Ao conterem uma relação direta com a performance – linguagem-fluxo que não se deixa aprisionar em definições cerradas – esses filmes não podem ser compartimentados em seguimentos da arte. Os chamamos de filmes por serem audiovisuais, mas esses são filmes outros. São investigações de projetos poéticos que se baseiam sobre a transversalidade das imagens, transformando-as em experiência. Ao tomarem essa posição, os artistas expõem suas questões e colocam suas descobertas como a articulação de novos idiomas, dos quais os efeitos não podem ser antecipados. Esse gesto inclui o espectador como outro desbravador ativo na construção de sentidos e na concretização de sensações.

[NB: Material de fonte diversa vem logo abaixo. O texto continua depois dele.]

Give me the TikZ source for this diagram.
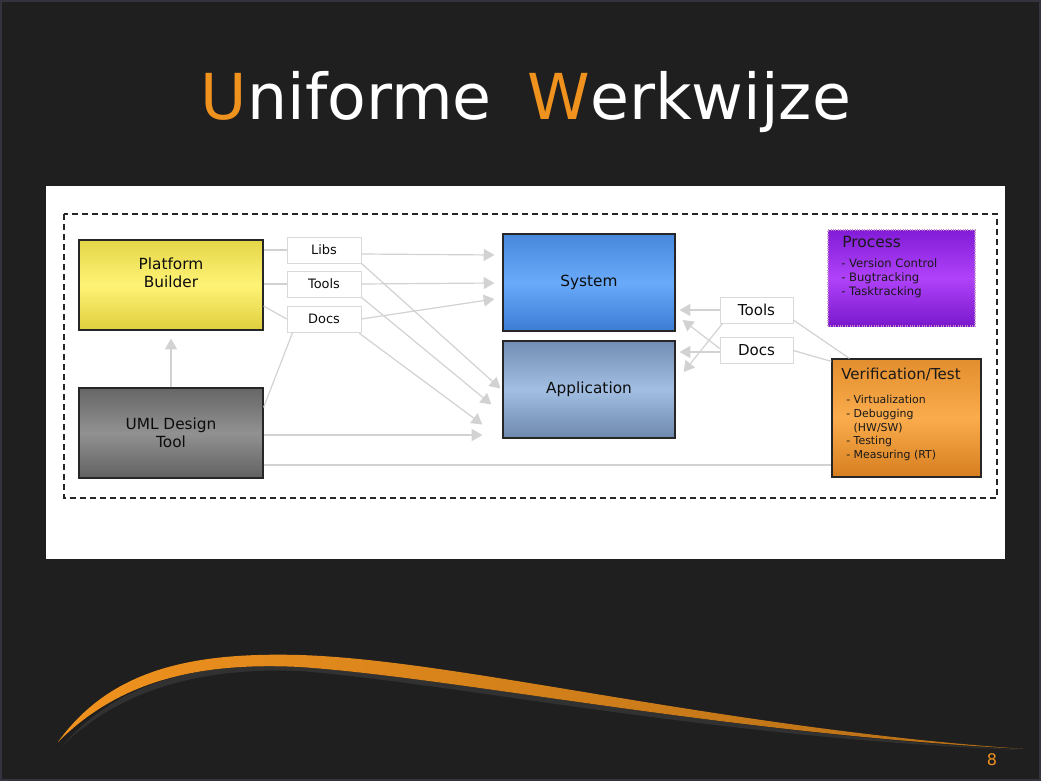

É possível estabelecer pontes entre essas obras e certos movimentos de intersecção entre cinema e arte. No caso de Balneário e Perdeu a memória e matou o cinema, lembremos que ambos estavam instalados no Museu de Arte Contemporânea do Dragão do Mar ainda nesse ano e possuíam configuração espacial articulada dentro das salas que habitavam. Pra você e O centro invisível dialogam com filmes-carta e obras que trabalham relações entre imagem e palavra (seja esta gráfica ou sonora). Mutação se relaciona com vídeos de performances e filmes de sinfonia das metrópoles. E não só por isso, mas também pela proposição de dispositivos geradores e de imagens-sons sensoriais, está próximo também de Sábado à noite, de Ivo Lopes. Esses cinco trabalhos podem muito bem ocupar uma sala de cinema ou uma galeria. No entanto, a interação com os espaços diferentes implica certas adaptações e interfere diretamente na fruição.

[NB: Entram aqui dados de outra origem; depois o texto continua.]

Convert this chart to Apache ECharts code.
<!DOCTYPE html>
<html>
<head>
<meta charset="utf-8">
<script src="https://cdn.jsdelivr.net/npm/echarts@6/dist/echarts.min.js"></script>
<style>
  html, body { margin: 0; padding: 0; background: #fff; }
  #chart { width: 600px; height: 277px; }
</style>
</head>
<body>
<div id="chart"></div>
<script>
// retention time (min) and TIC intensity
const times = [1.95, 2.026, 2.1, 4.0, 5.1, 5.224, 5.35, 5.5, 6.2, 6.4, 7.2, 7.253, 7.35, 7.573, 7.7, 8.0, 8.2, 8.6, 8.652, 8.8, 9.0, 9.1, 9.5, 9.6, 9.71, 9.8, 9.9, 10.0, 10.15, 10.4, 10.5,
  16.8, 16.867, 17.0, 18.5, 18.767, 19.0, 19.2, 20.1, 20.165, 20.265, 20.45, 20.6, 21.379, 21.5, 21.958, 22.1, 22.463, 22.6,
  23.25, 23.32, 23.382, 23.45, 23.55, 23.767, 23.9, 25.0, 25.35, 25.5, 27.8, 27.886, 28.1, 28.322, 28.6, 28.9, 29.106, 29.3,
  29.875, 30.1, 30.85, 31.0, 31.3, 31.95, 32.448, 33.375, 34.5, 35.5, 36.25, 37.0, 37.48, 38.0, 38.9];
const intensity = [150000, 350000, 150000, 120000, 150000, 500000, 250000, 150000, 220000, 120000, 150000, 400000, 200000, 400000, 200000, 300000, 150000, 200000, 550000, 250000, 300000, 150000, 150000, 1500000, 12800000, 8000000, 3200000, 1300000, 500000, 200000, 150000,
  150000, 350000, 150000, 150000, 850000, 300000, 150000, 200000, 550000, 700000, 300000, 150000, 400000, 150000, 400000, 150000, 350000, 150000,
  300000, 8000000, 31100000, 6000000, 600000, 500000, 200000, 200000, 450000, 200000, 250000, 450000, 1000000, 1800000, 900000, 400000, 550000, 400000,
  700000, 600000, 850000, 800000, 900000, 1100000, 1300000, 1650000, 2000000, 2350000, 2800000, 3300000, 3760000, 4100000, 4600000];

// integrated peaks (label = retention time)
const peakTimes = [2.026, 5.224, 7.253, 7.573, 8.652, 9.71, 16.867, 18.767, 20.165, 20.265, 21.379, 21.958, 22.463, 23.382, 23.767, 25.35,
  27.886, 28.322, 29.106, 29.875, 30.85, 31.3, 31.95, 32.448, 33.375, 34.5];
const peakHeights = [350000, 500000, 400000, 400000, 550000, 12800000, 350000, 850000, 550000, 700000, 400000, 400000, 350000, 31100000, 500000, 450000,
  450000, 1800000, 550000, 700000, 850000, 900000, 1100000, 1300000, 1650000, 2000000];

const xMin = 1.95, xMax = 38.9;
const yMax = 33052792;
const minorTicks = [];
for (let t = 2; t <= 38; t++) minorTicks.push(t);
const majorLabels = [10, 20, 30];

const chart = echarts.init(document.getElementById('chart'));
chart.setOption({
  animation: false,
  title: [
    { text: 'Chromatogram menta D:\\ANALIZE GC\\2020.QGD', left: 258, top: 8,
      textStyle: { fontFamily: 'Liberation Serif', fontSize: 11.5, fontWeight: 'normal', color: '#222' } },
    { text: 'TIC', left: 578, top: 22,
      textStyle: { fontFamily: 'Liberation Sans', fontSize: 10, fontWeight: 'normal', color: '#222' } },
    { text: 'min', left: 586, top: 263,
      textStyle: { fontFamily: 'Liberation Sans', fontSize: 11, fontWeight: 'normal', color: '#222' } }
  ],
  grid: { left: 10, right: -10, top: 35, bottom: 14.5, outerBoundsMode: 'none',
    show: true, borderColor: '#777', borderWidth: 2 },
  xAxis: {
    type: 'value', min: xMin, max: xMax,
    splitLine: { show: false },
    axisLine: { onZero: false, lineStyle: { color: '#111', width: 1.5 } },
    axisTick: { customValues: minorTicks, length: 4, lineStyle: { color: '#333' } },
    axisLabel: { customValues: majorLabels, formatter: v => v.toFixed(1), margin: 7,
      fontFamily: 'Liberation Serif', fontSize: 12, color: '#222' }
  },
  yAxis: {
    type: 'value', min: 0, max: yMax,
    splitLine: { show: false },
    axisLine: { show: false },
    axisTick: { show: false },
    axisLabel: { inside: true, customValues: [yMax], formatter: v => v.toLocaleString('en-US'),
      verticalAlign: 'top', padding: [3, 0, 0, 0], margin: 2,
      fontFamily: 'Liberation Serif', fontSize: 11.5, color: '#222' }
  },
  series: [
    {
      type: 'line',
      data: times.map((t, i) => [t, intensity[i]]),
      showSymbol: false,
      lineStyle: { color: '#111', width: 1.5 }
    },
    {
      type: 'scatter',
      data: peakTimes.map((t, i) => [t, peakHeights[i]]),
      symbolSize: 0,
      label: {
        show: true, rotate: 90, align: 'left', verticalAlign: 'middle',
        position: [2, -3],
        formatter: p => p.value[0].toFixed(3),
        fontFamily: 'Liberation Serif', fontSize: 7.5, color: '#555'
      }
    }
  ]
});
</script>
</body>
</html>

Balneário e Perdeu a memória e matou o cinema são os dois exemplos mais claros dessa colocação por já terem passado por ambos os espaços. No MAC, o primeiro possuía um conjunto de árvores cenográficas ao redor do monitor de vídeo, estendendo a questão para o espectador de maneira física, já que ele deveria adentrar o balneário artificial do museu para ter acesso àquele que mãe e filha criaram para si. Projetado em maior tamanho na sala escura, Balneário potencializa a relação de duração com o espectador, que se deixa levar pelo seguimento da relação que se tece em plano fixo. Perdeu a memória... se propunha espacializado como sala de cinema no museu, o que a evidenciava como um dispositivo de visualização de imagem construído historicamente. Estando na sala de cinema de fato, o filme potencializa a voz e o deambular da personagem Sage, que fala de si como desse lugar. Agora, um espelho se coloca na sala. Esta como sítio, quer queira quer não, impregnado de memórias de mais de cem anos de história de uma linguagem hegemônica que se vê voltada para si mesma em quebra reflexiva e de constante auto-questionamento.

Quanto aos outros três trabalhos, resta a pergunta de como seus realizadores o instalariam e qual seria sua relação com o público do espaço expositivo, posto que são experiências. Fica o desejo de encontrá-los em breve.

Se a hibridação já existia antes de Griffith e se faz como um caminho sem volta pelos meios digitais, para que ainda pontuá-la ao observar seus movimentos e efeitos? Porque cada ação nesse sentido guarda a concretude de uma possibilidade dentre inúmeras outras a gerar uma linguagem que não se aprisiona em si, que é mutável e constantemente interessada em se fazer cada vez mais fluxo do que definir sua individualidade.